### [The task]
Take from the listing each line that has the string "matplotlib".

### [Provided material]
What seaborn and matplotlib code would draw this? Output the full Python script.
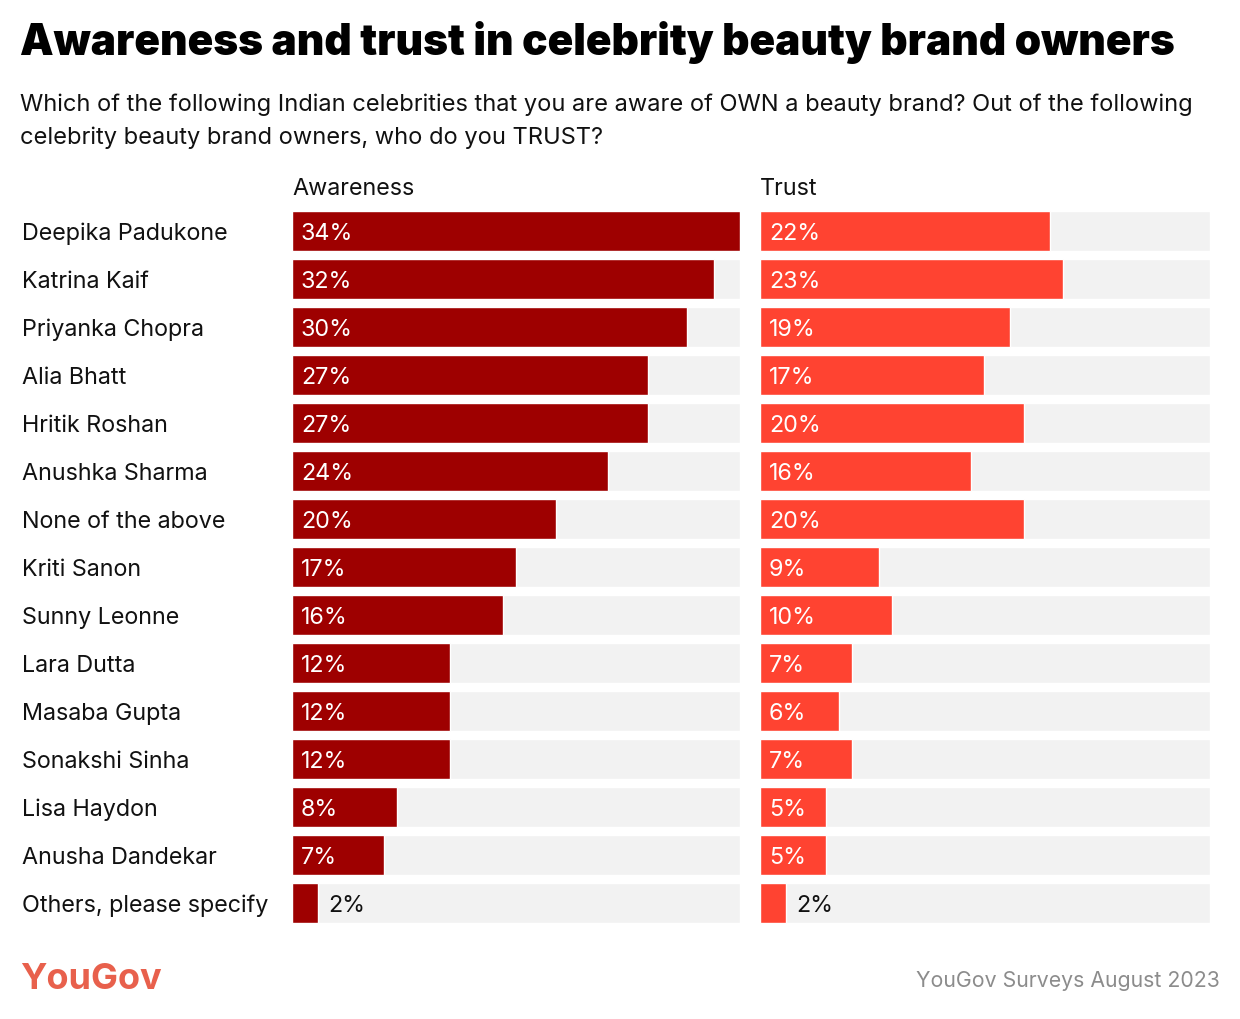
import matplotlib
matplotlib.use("Agg")
import matplotlib.pyplot as plt
import matplotlib.transforms as mtransforms
import seaborn as sns
import pandas as pd

names = ["Deepika Padukone", "Katrina Kaif", "Priyanka Chopra", "Alia Bhatt",
         "Hritik Roshan", "Anushka Sharma", "None of the above", "Kriti Sanon",
         "Sunny Leonne", "Lara Dutta", "Masaba Gupta", "Sonakshi Sinha",
         "Lisa Haydon", "Anusha Dandekar", "Others, please specify"]
awareness = [34, 32, 30, 27, 27, 24, 20, 17, 16, 12, 12, 12, 8, 7, 2]
trust = [22, 23, 19, 17, 20, 16, 20, 9, 10, 7, 6, 7, 5, 5, 2]

sns.set_theme(style="white")
plt.rcParams['font.family'] = ['Inter', 'DejaVu Sans']

df = pd.DataFrame({"name": names, "Awareness": awareness, "Trust": trust})

W, H = 1240, 1020
fig = plt.figure(figsize=(12.4, 10.2), dpi=100)

top_px, bot_px = 208, 928
panels = [("Awareness", 292, 740, "#9e0000", 34.0),
          ("Trust", 760, 1210, "#ff4331", 34.0 * 450 / 448)]

bg = "#f2f2f2"
fs = 16.8
# small downward nudge so text sits centred on the bars
nudge = mtransforms.ScaledTranslation(0, -2 / 100, fig.dpi_scale_trans)

for col, x0, x1, color, xmax in panels:
    ax = fig.add_axes([x0 / W, 1 - bot_px / H, (x1 - x0) / W, (bot_px - top_px) / H])
    df["_bg"] = xmax
    sns.barplot(data=df, x="_bg", y="name", color=bg, width=40 / 48,
                saturation=1, ax=ax, orient="h")
    sns.barplot(data=df, x=col, y="name", color=color, width=40 / 48,
                saturation=1, ax=ax, orient="h")
    ax.set_xlim(0, xmax)
    ax.set_ylim(len(names) - 0.5, -0.5)
    ax.axis("off")
    for i, v in enumerate(df[col]):
        bar_px = v / xmax * (x1 - x0)
        if bar_px > 60:
            ax.text(0, i, f"{v}%", color="white", fontsize=fs, va="center", ha="left",
                    transform=ax.transData + mtransforms.ScaledTranslation(9 / 100, -2 / 100, fig.dpi_scale_trans))
        else:
            ax.text(v, i, f"{v}%", color="#111111", fontsize=fs, va="center", ha="left",
                    transform=ax.transData + mtransforms.ScaledTranslation(10 / 100, -2 / 100, fig.dpi_scale_trans))
    fig.text(x0 / W, 1 - 189 / H, col, fontsize=fs, color="#111111", va="center", ha="left")
    if col == "Awareness":
        blend = mtransforms.blended_transform_factory(fig.transFigure, ax.transData)
        for i, n in enumerate(names):
            ax.text(22 / W, i, n, transform=blend + nudge, fontsize=fs, color="#111111",
                    va="center", ha="left")

fig.text(20 / W, 1 - 43 / H, "Awareness and trust in celebrity beauty brand owners",
         fontsize=30.5, fontweight="black", color="#000000", va="center", ha="left")
fig.text(20 / W, 1 - 121 / H,
         "Which of the following Indian celebrities that you are aware of OWN a beauty brand? Out of the following\n"
         "celebrity beauty brand owners, who do you TRUST?",
         fontsize=17.0, color="#111111", va="center", ha="left", linespacing=1.6)

fig.text(20 / W, 1 - 980 / H, "YouGov", fontsize=26, fontweight="bold",
         color="#e8604c", va="center", ha="left")
fig.text(1220 / W, 1 - 981 / H, "YouGov Surveys August 2023", fontsize=15.3,
         color="#8c8c8c", va="center", ha="right")

fig.savefig("out.png", dpi=100, facecolor="white")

### [Result for this task]
What seaborn and matplotlib code would draw this? Output the full Python script.
import matplotlib
matplotlib.use("Agg")
import matplotlib.pyplot as plt
import matplotlib.transforms as mtransforms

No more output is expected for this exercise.